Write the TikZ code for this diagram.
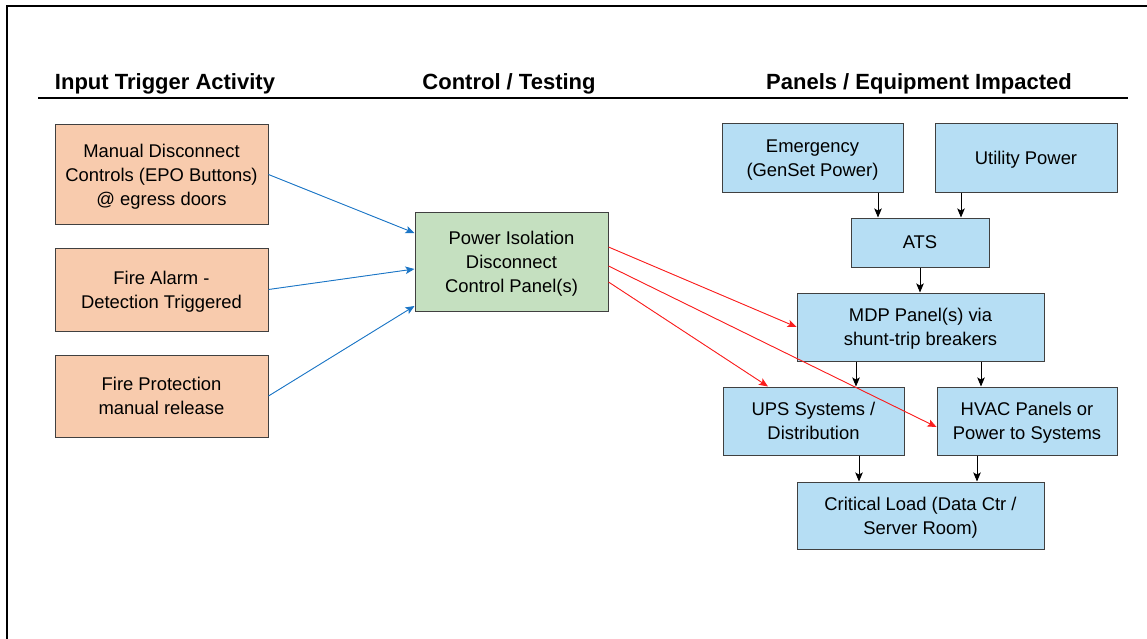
\documentclass[tikz,border=0pt]{standalone}
\usepackage{fontspec}
\setmainfont{Liberation Sans}
\usetikzlibrary{arrows.meta}
\usetikzlibrary{positioning}
\definecolor{trigfill}{RGB}{248,203,173}
\definecolor{ctrlfill}{RGB}{197,224,192}
\definecolor{equipfill}{RGB}{182,222,244}
\definecolor{edge}{RGB}{64,64,64}
\definecolor{bluearr}{RGB}{28,118,198}
\definecolor{redarr}{RGB}{250,30,30}
\tikzset{box/.style = {draw=edge, line width=1pt, align=center,
                       font=\fontsize{18.4}{24}\selectfont, inner sep=0,
                       text depth=-12pt}}
\tikzset{trig/.style = {box, fill=trigfill, minimum width=213pt}}
\tikzset{ctrl/.style = {box, fill=ctrlfill}}
\tikzset{equip/.style = {box, fill=equipfill}}
\tikzset{head/.style = {font=\fontsize{22}{26}\selectfont\bfseries}}
\tikzset{tip/.style = {-{Stealth[length=9pt, width=7.5pt, inset=2pt]}, line width=0.9pt}}
\tikzset{bl/.style = {tip, draw=bluearr, fill=bluearr}}
\tikzset{rd/.style = {tip, draw=redarr, fill=redarr}}
\tikzset{bk/.style = {tip, draw=black, fill=black}}

\begin{document}
\begin{tikzpicture}[x=1pt, y=-1pt]
      \useasboundingbox (0, 0) rectangle (1147, 639);
      \draw [line width=1.5pt] (7, 639) -- (7, 6) -- (1147, 6);

      \node [head] (h1) at (165, 84) {Input Trigger Activity};
      \node [head] (h2) at (509, 84) {Control / Testing};
      \node [head] (h3) at (919, 84) {Panels / Equipment Impacted};
      \draw [line width=1.2pt] (38, 98) -- (1128, 98);

      \node [trig, minimum height=99pt] (epo) at (161.5, 174.5) {Manual Disconnect\\Controls (EPO Buttons)\\@ egress doors};
      \node [trig, minimum height=83pt] (alarm) at (161.5, 289.5) {Fire Alarm -\\Detection Triggered};
      \node [trig, minimum height=82pt] (prot) at (161.5, 396) {Fire Protection\\manual release};

      \node [ctrl, minimum width=193pt, minimum height=99pt] (iso) at (511.5, 261.5) {Power Isolation\\Disconnect\\Control Panel(s)};

      \node [equip, minimum width=181pt, minimum height=68pt] (gen) at (812.5, 158) {Emergency\\(GenSet Power)};
      \node [equip, minimum width=182pt, minimum height=68pt] (util) at (1026, 158) {Utility Power};
      \node [equip, minimum width=138pt, minimum height=49pt] (ats) at (920, 242.5) {ATS};
      \node [equip, minimum width=247pt, minimum height=68pt] (mdp) at (920.5, 327) {MDP Panel(s) via\\shunt-trip breakers};
      \node [equip, minimum width=181pt, minimum height=68pt] (ups) at (813.5, 421) {UPS Systems /\\Distribution};
      \node [equip, minimum width=180pt, minimum height=68pt] (hvac) at (1027, 421) {HVAC Panels or\\Power to Systems};
      \node [equip, minimum width=247pt, minimum height=67pt] (load) at (920.5, 515.5) {Critical Load (Data Ctr /\\Server Room)};

      % triggers into the panel
      \draw [bl] (epo.east) -- ([yshift=28.5pt]iso.west);
      \draw [bl] (alarm.east) -- ([yshift=-7.5pt]iso.west);
      \draw [bl] (prot.east) -- ([yshift=-44.5pt]iso.west);

      % panel out to equipment
      \draw [rd] ([yshift=14.5pt]iso.east) -- (mdp.west);
      \draw [rd] ([yshift=-4.5pt]iso.east) -- ([yshift=-6pt]hvac.west);
      \draw [rd] ([yshift=-20.5pt]iso.east) -- ([xshift=-45.5pt]ups.north);

      % power chain
      \draw [bk] ([xshift=-42pt]ats.north |- gen.south) -- ([xshift=-42pt]ats.north);
      \draw [bk] ([xshift=41pt]ats.north |- util.south) -- ([xshift=41pt]ats.north);
      \draw [bk] (ats.south) -- (ats.south |- mdp.north);
      \draw [bk] ([xshift=42.5pt]ups.north |- mdp.south) -- ([xshift=42.5pt]ups.north);
      \draw [bk] ([xshift=-46pt]hvac.north |- mdp.south) -- ([xshift=-46pt]hvac.north);
      \draw [bk] ([xshift=-61.5pt]load.north |- ups.south) -- ([xshift=-61.5pt]load.north);
      \draw [bk] ([xshift=56.5pt]load.north |- hvac.south) -- ([xshift=56.5pt]load.north);
    \end{tikzpicture}
\end{document}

######

Reproduce the listing word for word and omit its pictures.

Write the TikZ code for this diagram.
\documentclass[tikz,border=0pt]{standalone}
\usepackage{fontspec}
\setmainfont{Liberation Sans}
\usetikzlibrary{arrows.meta}
\usetikzlibrary{positioning}
\definecolor{trigfill}{RGB}{248,203,173}
\definecolor{ctrlfill}{RGB}{197,224,192}
\definecolor{equipfill}{RGB}{182,222,244}
\definecolor{edge}{RGB}{64,64,64}
\definecolor{bluearr}{RGB}{28,118,198}
\definecolor{redarr}{RGB}{250,30,30}
\tikzset{box/.style = {draw=edge, line width=1pt, align=center,
                       font=\fontsize{18.4}{24}\selectfont, inner sep=0,
                       text depth=-12pt}}
\tikzset{trig/.style = {box, fill=trigfill, minimum width=213pt}}
\tikzset{ctrl/.style = {box, fill=ctrlfill}}
\tikzset{equip/.style = {box, fill=equipfill}}
\tikzset{head/.style = {font=\fontsize{22}{26}\selectfont\bfseries}}
\tikzset{tip/.style = {-{Stealth[length=9pt, width=7.5pt, inset=2pt]}, line width=0.9pt}}
\tikzset{bl/.style = {tip, draw=bluearr, fill=bluearr}}
\tikzset{rd/.style = {tip, draw=redarr, fill=redarr}}
\tikzset{bk/.style = {tip, draw=black, fill=black}}

\begin{document}
\begin{tikzpicture}[x=1pt, y=-1pt]
      \useasboundingbox (0, 0) rectangle (1147, 639);
      \draw [line width=1.5pt] (7, 639) -- (7, 6) -- (1147, 6);

      \node [head] (h1) at (165, 84) {Input Trigger Activity};
      \node [head] (h2) at (509, 84) {Control / Testing};
      \node [head] (h3) at (919, 84) {Panels / Equipment Impacted};
      \draw [line width=1.2pt] (38, 98) -- (1128, 98);

      \node [trig, minimum height=99pt] (epo) at (161.5, 174.5) {Manual Disconnect\\Controls (EPO Buttons)\\@ egress doors};
      \node [trig, minimum height=83pt] (alarm) at (161.5, 289.5) {Fire Alarm -\\Detection Triggered};
      \node [trig, minimum height=82pt] (prot) at (161.5, 396) {Fire Protection\\manual release};

      \node [ctrl, minimum width=193pt, minimum height=99pt] (iso) at (511.5, 261.5) {Power Isolation\\Disconnect\\Control Panel(s)};

      \node [equip, minimum width=181pt, minimum height=68pt] (gen) at (812.5, 158) {Emergency\\(GenSet Power)};
      \node [equip, minimum width=182pt, minimum height=68pt] (util) at (1026, 158) {Utility Power};
      \node [equip, minimum width=138pt, minimum height=49pt] (ats) at (920, 242.5) {ATS};
      \node [equip, minimum width=247pt, minimum height=68pt] (mdp) at (920.5, 327) {MDP Panel(s) via\\shunt-trip breakers};
      \node [equip, minimum width=181pt, minimum height=68pt] (ups) at (813.5, 421) {UPS Systems /\\Distribution};
      \node [equip, minimum width=180pt, minimum height=68pt] (hvac) at (1027, 421) {HVAC Panels or\\Power to Systems};
      \node [equip, minimum width=247pt, minimum height=67pt] (load) at (920.5, 515.5) {Critical Load (Data Ctr /\\Server Room)};

      % triggers into the panel
      \draw [bl] (epo.east) -- ([yshift=28.5pt]iso.west);
      \draw [bl] (alarm.east) -- ([yshift=-7.5pt]iso.west);
      \draw [bl] (prot.east) -- ([yshift=-44.5pt]iso.west);

      % panel out to equipment
      \draw [rd] ([yshift=14.5pt]iso.east) -- (mdp.west);
      \draw [rd] ([yshift=-4.5pt]iso.east) -- ([yshift=-6pt]hvac.west);
      \draw [rd] ([yshift=-20.5pt]iso.east) -- ([xshift=-45.5pt]ups.north);

      % power chain
      \draw [bk] ([xshift=-42pt]ats.north |- gen.south) -- ([xshift=-42pt]ats.north);
      \draw [bk] ([xshift=41pt]ats.north |- util.south) -- ([xshift=41pt]ats.north);
      \draw [bk] (ats.south) -- (ats.south |- mdp.north);
      \draw [bk] ([xshift=42.5pt]ups.north |- mdp.south) -- ([xshift=42.5pt]ups.north);
      \draw [bk] ([xshift=-46pt]hvac.north |- mdp.south) -- ([xshift=-46pt]hvac.north);
      \draw [bk] ([xshift=-61.5pt]load.north |- ups.south) -- ([xshift=-61.5pt]load.north);
      \draw [bk] ([xshift=56.5pt]load.north |- hvac.south) -- ([xshift=56.5pt]load.north);
    \end{tikzpicture}
\end{document}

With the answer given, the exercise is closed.